In Mississippi, a woman who had paid off her entire $377 fine for driving without a license was being threatened with arrest for failure to pay so-called “supervision fees” being charged by a private probation firm. Court officials told Human Rights Watch the firm had no authority to threaten arrest.

In Alabama, judges have enforced the threats of probation companies to impose jail time for those who fees and fines that piled up from private probation.

More than 1,000 courts around the country are shifting the burden of monitoring payment of fines to private probation firms, sentencing hundreds of thousands of individuals each year to their supervision. In what is perhaps the most extensive documentation of the practice of privatizing another aspect of the criminal justice system, Human Rights Watch finds that these firms are subject to scant monitoring by local governments and courts, free to impose fees and fines in amounts that are not regulated by any government entity.

Among the monthly fees lobbed onto probation are monthly “supervision” fees, even where the only supervision mandated by the court is collection of a fee, rather than other probationary terms that would impose a cost on the company. Other times, it is the heavy cost of electronic monitoring or drug tests.

In the case of Barrett, the man who stole a beer, he was put on electronic monitoring at a cost of $360 per month. Barrett was living on subsidized housing and food stamps. Even using the money from sale of his blood plasma, Barrett could not keep up with the payments. But the most perverse thing about the scenario was that Barrett’s alcohol consumption was being monitored, even though his probation terms did not include a ban on alcohol. “As Augusta attorney Jack Long put it in an interview with Human Rights Watch, ‘He could have sat around and drank beer all day and it would have monitored that but it would not have been a violation of his probation.’ ”

In another instance in Augusta County, Ga., a homeless man was placed on electronic monitoring that required him to have land line, and spent 52 days in jail because he could not physically comply with the monitoring order. Companies also order weekly drug testing, sometimes at a cost of $25 per test, or $1,250 per year.

While probation is typically aimed at those who would otherwise go to jail if they were not subject to monitoring, these private firms have expanded their purview to glorified debt collection — with jail time as punishment for failure to pay. This practice of jailing those who can’t afford to pay — so-called “debtors’ prisons” was invalidated by the U.S. Supreme Court more than 30 years ago.
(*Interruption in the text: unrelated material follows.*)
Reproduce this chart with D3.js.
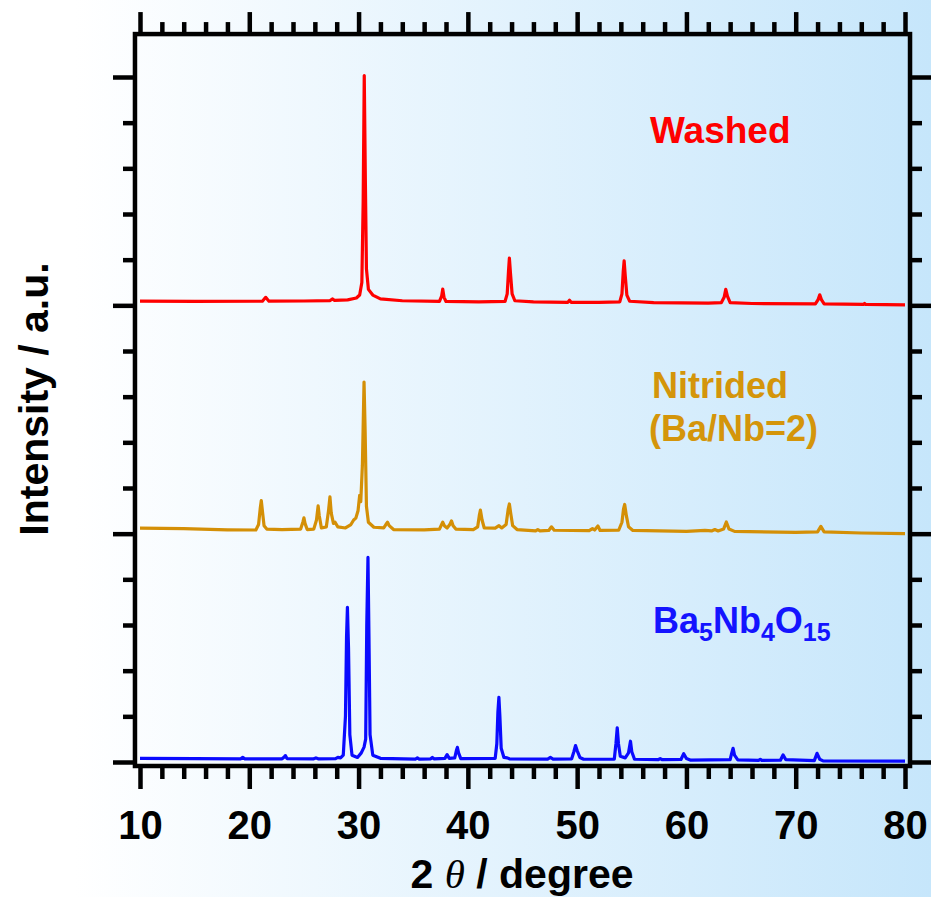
<!DOCTYPE html>
<html>
<head>
<meta charset="utf-8">
<script src="https://cdn.jsdelivr.net/npm/d3@7.9.0/dist/d3.min.js"></script>
<style>
  html, body { margin: 0; padding: 0; }
  body { width: 931px; height: 897px; overflow: hidden; }
  text { font-family: "Liberation Sans", Arial, sans-serif; font-weight: bold; }
</style>
</head>
<body>
<svg id="chart" width="931" height="897"></svg>
<script>
// XRD patterns, [2θ (degree), intensity above own offset (a.u.)]
const washedPattern = [
  [10,0.018],[15,0.017],[21.2,0.018],[21.5,0.035],[21.8,0.018],[25,0.019],[27.4,0.021],[27.6,0.028],[27.8,0.022],
  [29.0,0.024],[29.8,0.032],[30.1,0.045],[30.3,0.1],[30.42,0.45],[30.52,1.006],[30.62,0.55],[30.72,0.16],[30.9,0.07],
  [31.3,0.045],[32.0,0.028],[34,0.02],[37.4,0.017],[37.6,0.04],[37.7,0.071],[37.82,0.035],[38.0,0.017],[41,0.015],
  [43.4,0.017],[43.6,0.05],[43.72,0.15],[43.8,0.207],[43.9,0.14],[44.05,0.05],[44.3,0.02],[46,0.015],
  [49.15,0.013],[49.3,0.022],[49.45,0.013],[52,0.013],[53.9,0.015],[54.1,0.05],[54.22,0.15],[54.3,0.195],[54.4,0.13],
  [54.55,0.045],[54.8,0.018],[57,0.012],[62,0.01],[63.2,0.012],[63.45,0.035],[63.6,0.07],[63.75,0.04],[64.0,0.012],
  [66,0.008],[71.8,0.006],[72.05,0.025],[72.2,0.046],[72.35,0.025],[72.6,0.006],[76.2,0.004],[76.3,0.008],[76.4,0.004],[80,0.002]
];

const nitridedPattern = [
  [10,0.024],[14,0.022],[18,0.017],[20.6,0.016],[20.85,0.04],[21.0,0.11],[21.1,0.145],[21.2,0.1],[21.35,0.035],[21.6,0.02],
  [23,0.018],[24.7,0.02],[24.9,0.05],[25.0,0.069],[25.1,0.045],[25.3,0.018],[25.9,0.02],[26.15,0.06],[26.3,0.122],
  [26.4,0.08],[26.6,0.025],[27.05,0.03],[27.25,0.1],[27.38,0.161],[27.5,0.09],[27.7,0.045],[27.85,0.05],[28.1,0.03],
  [28.8,0.025],[29.3,0.04],[29.55,0.06],[29.75,0.068],[29.95,0.1],[30.1,0.168],[30.2,0.14],[30.35,0.3],[30.5,0.664],
  [30.6,0.45],[30.72,0.12],[30.9,0.05],[31.4,0.028],[32.3,0.025],[32.5,0.04],[32.65,0.05],[32.8,0.035],[33.2,0.018],
  [36,0.017],[37.4,0.02],[37.6,0.04],[37.7,0.05],[37.85,0.035],[38.1,0.025],[38.35,0.04],[38.5,0.056],[38.65,0.035],
  [38.9,0.02],[40.5,0.018],[40.9,0.03],[41.05,0.08],[41.15,0.103],[41.3,0.06],[41.5,0.025],[42.5,0.024],[42.85,0.035],
  [43.1,0.025],[43.5,0.04],[43.7,0.11],[43.8,0.13],[43.92,0.09],[44.1,0.035],[44.5,0.018],[46.2,0.012],[46.4,0.018],
  [46.6,0.012],[47.4,0.014],[47.65,0.03],[47.9,0.015],[51.1,0.013],[51.4,0.022],[51.6,0.016],[51.9,0.034],[52.1,0.014],
  [53.8,0.015],[54.1,0.05],[54.25,0.11],[54.35,0.128],[54.5,0.08],[54.7,0.03],[55.1,0.014],[60,0.01],[61.7,0.014],
  [62.3,0.012],[62.6,0.018],[62.9,0.012],[63.4,0.02],[63.65,0.051],[63.9,0.02],[64.4,0.01],[70,0.006],[72.0,0.008],
  [72.3,0.032],[72.6,0.008],[76,0.003],[80,0.0]
];

const bnoPattern = [
  [10,0.016],[15,0.015],[19.2,0.014],[19.4,0.02],[19.6,0.014],[23.0,0.014],[23.2,0.022],[23.3,0.028],[23.45,0.015],
  [25.9,0.014],[26.1,0.018],[26.3,0.014],[27.9,0.015],[28.1,0.02],[28.35,0.018],[28.6,0.03],[28.8,0.2],[28.9,0.55],
  [28.98,0.677],[29.08,0.5],[29.2,0.12],[29.4,0.03],[29.9,0.02],[30.25,0.04],[30.5,0.065],[30.65,0.1],[30.75,0.6],
  [30.86,0.896],[30.95,0.55],[31.05,0.12],[31.3,0.03],[32,0.016],[35.2,0.013],[35.38,0.018],[35.55,0.013],[36.6,0.014],
  [36.75,0.02],[36.9,0.014],[37.9,0.016],[38.1,0.032],[38.3,0.016],[38.8,0.018],[38.95,0.05],[39.04,0.064],[39.15,0.04],
  [39.35,0.015],[42.5,0.016],[42.65,0.08],[42.75,0.22],[42.84,0.283],[42.93,0.2],[43.05,0.06],[43.3,0.02],[43.6,0.018],
  [43.8,0.014],[47.3,0.013],[47.55,0.02],[47.8,0.013],[49.5,0.014],[49.7,0.045],[49.85,0.072],[50.0,0.05],[50.25,0.02],
  [50.6,0.012],[53.4,0.013],[53.55,0.08],[53.67,0.15],[53.78,0.08],[53.95,0.025],[54.4,0.018],[54.7,0.04],[54.88,0.091],
  [55.0,0.045],[55.25,0.012],[57.4,0.01],[57.6,0.015],[57.8,0.01],[59.5,0.011],[59.75,0.036],[60.0,0.015],[60.4,0.008],
  [64.0,0.01],[64.15,0.04],[64.27,0.06],[64.4,0.03],[64.7,0.009],[66.6,0.007],[66.76,0.012],[66.9,0.007],[68.6,0.008],
  [68.84,0.031],[69.1,0.01],[71.7,0.006],[71.95,0.038],[72.2,0.012],[72.5,0.005],[80,0.004]
];

const offsets = [2, 1, 0];
const lineColors = ["#ff0000", "#d48f06", "#0a0aff"];
const xMajorTicks = [10, 20, 30, 40, 50, 60, 70, 80];
const xMinorTicks = d3.range(12, 80, 2).filter(v => v % 10 !== 0);
const yMajorTicks = [0, 1, 2, 3];
const yMinorTicks = d3.range(1, 15).map(i => i / 5).filter(v => v % 1 !== 0);

const svg = d3.select("#chart");

// background gradient
const defs = svg.append("defs");
const grad = defs.append("linearGradient").attr("id", "bg").attr("x1", "0%").attr("x2", "100%");
grad.append("stop").attr("offset", "0%").attr("stop-color", "#ffffff");
grad.append("stop").attr("offset", "8%").attr("stop-color", "#ffffff");
grad.append("stop").attr("offset", "100%").attr("stop-color", "#c6e6fb");
svg.append("rect").attr("width", 931).attr("height", 897).attr("fill", "url(#bg)");

const x = d3.scaleLinear().domain([10, 80]).range([140, 905]);
const y = d3.scaleLinear().domain([0, 3]).range([762, 77]);

const frameL = x(9.54), frameR = x(80.46), frameT = y(3.188), frameB = y(-0.0175);

// patterns
const line = d3.line().x(d => x(d[0]));
[washedPattern, nitridedPattern, bnoPattern].forEach((pat, i) => {
  svg.append("path")
    .datum(pat)
    .attr("fill", "none")
    .attr("stroke", lineColors[i])
    .attr("stroke-width", 3.2)
    .attr("stroke-linejoin", "round")
    .attr("d", line.y(d => y(d[1] + offsets[i])));
});

// axes
function styleAxis(g) {
  g.select(".domain").remove();
  g.selectAll("line").attr("stroke", "#000").attr("stroke-width", 4.5);
}
svg.append("g").attr("transform", `translate(0,${frameB})`)
  .call(d3.axisBottom(x).tickValues(xMinorTicks).tickSize(13).tickFormat(""))
  .call(styleAxis);
svg.append("g").attr("transform", `translate(0,${frameB})`)
  .call(d3.axisBottom(x).tickValues(xMajorTicks).tickSize(23).tickFormat(d3.format("d")))
  .call(styleAxis)
  .call(g => g.selectAll("text").attr("y", 73).attr("dy", 0)
    .attr("fill", "#000").attr("font-size", 40).attr("font-family", "Liberation Sans, Arial, sans-serif")
    .attr("font-weight", "bold"));
svg.append("g").attr("transform", `translate(0,${frameT})`)
  .call(d3.axisTop(x).tickValues(xMinorTicks).tickSize(12).tickFormat(""))
  .call(styleAxis);
svg.append("g").attr("transform", `translate(0,${frameT})`)
  .call(d3.axisTop(x).tickValues(xMajorTicks).tickSize(22).tickFormat(""))
  .call(styleAxis);
svg.append("g").attr("transform", `translate(${frameL},0)`)
  .call(d3.axisLeft(y).tickValues(yMinorTicks).tickSize(12).tickFormat(""))
  .call(styleAxis);
svg.append("g").attr("transform", `translate(${frameL},0)`)
  .call(d3.axisLeft(y).tickValues(yMajorTicks).tickSize(22).tickFormat(""))
  .call(styleAxis);
svg.append("g").attr("transform", `translate(${frameR},0)`)
  .call(d3.axisRight(y).tickValues(yMinorTicks).tickSize(12).tickFormat(""))
  .call(styleAxis);
svg.append("g").attr("transform", `translate(${frameR},0)`)
  .call(d3.axisRight(y).tickValues(yMajorTicks).tickSize(22).tickFormat(""))
  .call(styleAxis);

// frame
svg.append("rect")
  .attr("x", frameL).attr("y", frameT)
  .attr("width", frameR - frameL).attr("height", frameB - frameT)
  .attr("fill", "none").attr("stroke", "#000").attr("stroke-width", 4.5);

// axis titles
const xt = svg.append("text").attr("x", 522).attr("y", 888)
  .attr("text-anchor", "middle").attr("font-size", 41).attr("fill", "#000");
xt.append("tspan").text("2 ");
xt.append("tspan").attr("font-family", "Liberation Serif, serif").attr("font-style", "italic")
  .attr("font-weight", "normal").text("θ");
xt.append("tspan").text(" / degree");

svg.append("text")
  .attr("transform", "translate(48,399) rotate(-90)")
  .attr("text-anchor", "middle").attr("font-size", 41).attr("fill", "#000")
  .text("Intensity / a.u.");

// sample labels
svg.append("text").attr("x", 650).attr("y", 143).attr("font-size", 37)
  .attr("fill", "#ff0000").text("Washed");
svg.append("text").attr("x", 652).attr("y", 398).attr("font-size", 36)
  .attr("fill", "#d4950a").text("Nitrided");
svg.append("text").attr("x", 649).attr("y", 441).attr("font-size", 36)
  .attr("fill", "#d4950a").text("(Ba/Nb=2)");

const bl = svg.append("text").attr("x", 653).attr("y", 633).attr("font-size", 36).attr("fill", "#1414ff");
[["Ba", false], ["5", true], ["Nb", false], ["4", true], ["O", false], ["15", true]].forEach(([t, sub], i, arr) => {
  const prevSub = i > 0 && arr[i - 1][1];
  const ts = bl.append("tspan").text(t);
  if (sub) ts.attr("font-size", 25).attr("dy", 8);
  else if (prevSub) ts.attr("dy", -8);
});
</script>
</body>
</html>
Probation company officials and courts claim to comply with this court ruling by assessing ability to pay, but in many instance they use factors such as a defendant’s possession of a pack of cigarettes or two cell phones that they can pay, even where they are homeless, on public assistance, or otherwise make clear that they have no sufficient sources of income.

“In fact, the business of many private probation companies is built largely on the willingness of courts to discriminate against poor offenders who can only afford to pay their fines in installments over time” the report explains.